In this project we will use and further develop the new competence we have built up in the field of computer-aided simulations of materials. This is an area where a most rapid development is taking place internationally.
The main goal is to achieve a deep understanding of the behavior of advanced metallic alloys at the fundamental level by studying their electronic and atomic structure using the most modern computational methods. This will enable us to establish a set of materials parameters and composition-structure-property relations that are needed for materials optimization. This fits with what has now become internationally known as the "Materials Genome Initiative".
Here these methods will be applied to systems containing lanthanide elements. The recently imposed severe Chinese export restrictions regarding lanthanides have created a serious problem for the rest of the world, a fact which has been publically addressed by President Obama. It has become realized that even a minute additions of these elements often are beneficial for the performance of many materials.
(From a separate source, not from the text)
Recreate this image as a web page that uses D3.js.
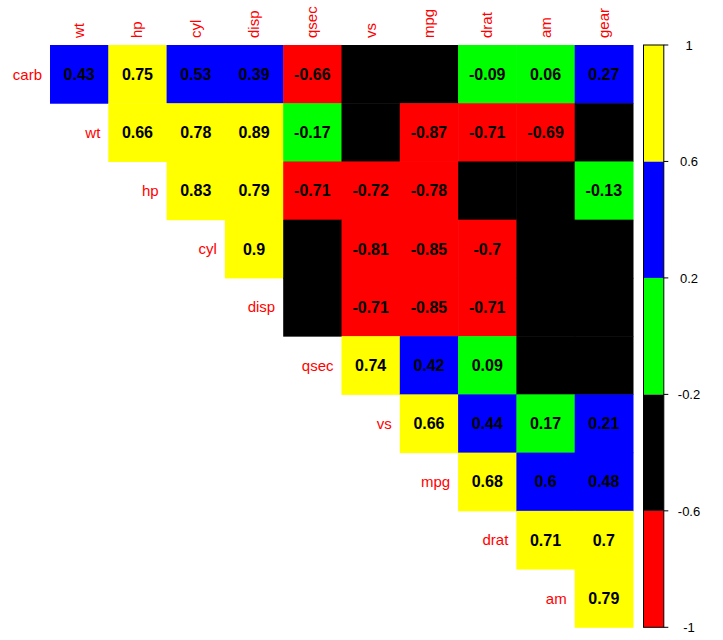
<!DOCTYPE html>
<html>
<head>
<meta charset="utf-8">
<script src="https://cdn.jsdelivr.net/npm/d3@7"></script>
<style>
body { margin: 0; background: #fff; }
text { font-family: "Liberation Sans", Arial, sans-serif; }
</style>
</head>
<body>
<div id="chart"></div>
<script>
const rowVars = ["carb", "wt", "hp", "cyl", "disp", "qsec", "vs", "mpg", "drat", "am"]
const colVars = ["wt", "hp", "cyl", "disp", "qsec", "vs", "mpg", "drat", "am", "gear"]
// upper triangle, row i starts at column i
const corRows = [
  [0.43, 0.75, 0.53, 0.39, -0.66, -0.57, -0.55, -0.09, 0.06, 0.27],
  [0.66, 0.78, 0.89, -0.17, -0.55, -0.87, -0.71, -0.69, -0.58],
  [0.83, 0.79, -0.71, -0.72, -0.78, -0.45, -0.24, -0.13],
  [0.9, -0.59, -0.81, -0.85, -0.7, -0.52, -0.49],
  [-0.43, -0.71, -0.85, -0.71, -0.59, -0.56],
  [0.74, 0.42, 0.09, -0.23, -0.21],
  [0.66, 0.44, 0.17, 0.21],
  [0.68, 0.5998, 0.48],
  [0.71, 0.7],
  [0.79]
]
const breaks = [-0.6, -0.2, 0.2, 0.6]
const palette = ["red", "black", "#00ff00", "blue", "yellow"]
const legendTicks = [-1, -0.6, -0.2, 0.2, 0.6, 1]

var width = 723, height = 640
var svg = d3.select("#chart").append("svg")
    .attr("width", width)
    .attr("height", height)

const x = d3.scaleBand().domain(colVars).range([50, 633])
const y = d3.scaleBand().domain(rowVars).range([45, 627.3])
const color = d3.scaleThreshold().domain(breaks).range(palette)

let cells = []
corRows.forEach((vals, i) => {
    vals.forEach((v, k) => {
        cells.push({row: rowVars[i], col: colVars[i + k], v: v})
    })
})

svg.selectAll("rect.cell")
    .data(cells)
    .join("rect")
    .attr("class", "cell")
    .attr("x", d => x(d.col))
    .attr("y", d => y(d.row))
    .attr("width", x.bandwidth() + 0.5)
    .attr("height", y.bandwidth() + 0.5)
    .style("fill", d => color(d.v))

svg.selectAll("text.val")
    .data(cells)
    .join("text")
    .attr("class", "val")
    .attr("x", d => x(d.col) + x.bandwidth() / 2)
    .attr("y", d => y(d.row) + y.bandwidth() / 2)
    .attr("dy", "0.36em")
    .attr("text-anchor", "middle")
    .style("font-size", "16px")
    .style("font-weight", "bold")
    .style("fill", "black")
    .text(d => String(+d.v.toFixed(2)))

// row labels, right aligned before first cell of each row
svg.selectAll("text.rlab")
    .data(rowVars)
    .join("text")
    .attr("class", "rlab")
    .attr("x", (d, i) => x(colVars[i]) - 8)
    .attr("y", d => y(d) + y.bandwidth() / 2)
    .attr("dy", "0.36em")
    .attr("text-anchor", "end")
    .style("font-size", "15px")
    .style("fill", "red")
    .text(d => d)

// column labels, rotated
svg.selectAll("text.clab")
    .data(colVars)
    .join("text")
    .attr("class", "clab")
    .attr("transform", d => `translate(${x(d) + x.bandwidth() / 2 + 5}, 38) rotate(-90)`)
    .attr("text-anchor", "start")
    .style("font-size", "15px")
    .style("fill", "red")
    .text(d => d)

// colour legend
const yLeg = d3.scaleLinear().domain([-1, 1]).range([627.3, 45])
const legX = 643.5, legW = 20.3
svg.selectAll("rect.leg")
    .data(palette)
    .join("rect")
    .attr("class", "leg")
    .attr("x", legX)
    .attr("y", (d, i) => yLeg(legendTicks[i + 1]))
    .attr("width", legW)
    .attr("height", (d, i) => yLeg(legendTicks[i]) - yLeg(legendTicks[i + 1]))
    .style("fill", d => d)

svg.append("rect")
    .attr("x", legX)
    .attr("y", yLeg(1))
    .attr("width", legW)
    .attr("height", yLeg(-1) - yLeg(1))
    .style("fill", "none")
    .style("stroke", "black")
    .style("stroke-width", 1)

svg.selectAll("line.ltick")
    .data(legendTicks)
    .join("line")
    .attr("class", "ltick")
    .attr("x1", legX + legW)
    .attr("x2", legX + legW + 4.5)
    .attr("y1", d => yLeg(d))
    .attr("y2", d => yLeg(d))
    .style("stroke", "black")

svg.selectAll("text.ltext")
    .data(legendTicks)
    .join("text")
    .attr("class", "ltext")
    .attr("x", 689)
    .attr("y", d => yLeg(d))
    .attr("dy", "0.36em")
    .attr("text-anchor", "middle")
    .style("font-size", "13px")
    .style("fill", "black")
    .text(d => String(d))
</script>
</body>
</html>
The extent of this usage had previously been severely underestimated. Therefore there is a strong need for a much improved understanding of the influence of these elements on materials properties. Based on this, one should be able to identify other elements (or combinations of elements) which could replace the particular role of a lanthanide. Thereby the world´s need of Chinese rare-earths could drastically decrease.
Equipped with our new theoretical tools combined with our deep acquaintance with the lanthanides, we are in a very good position to address this present problem with the rare-earth elements. Especially lighter lanthanides in metal systems will be in focus.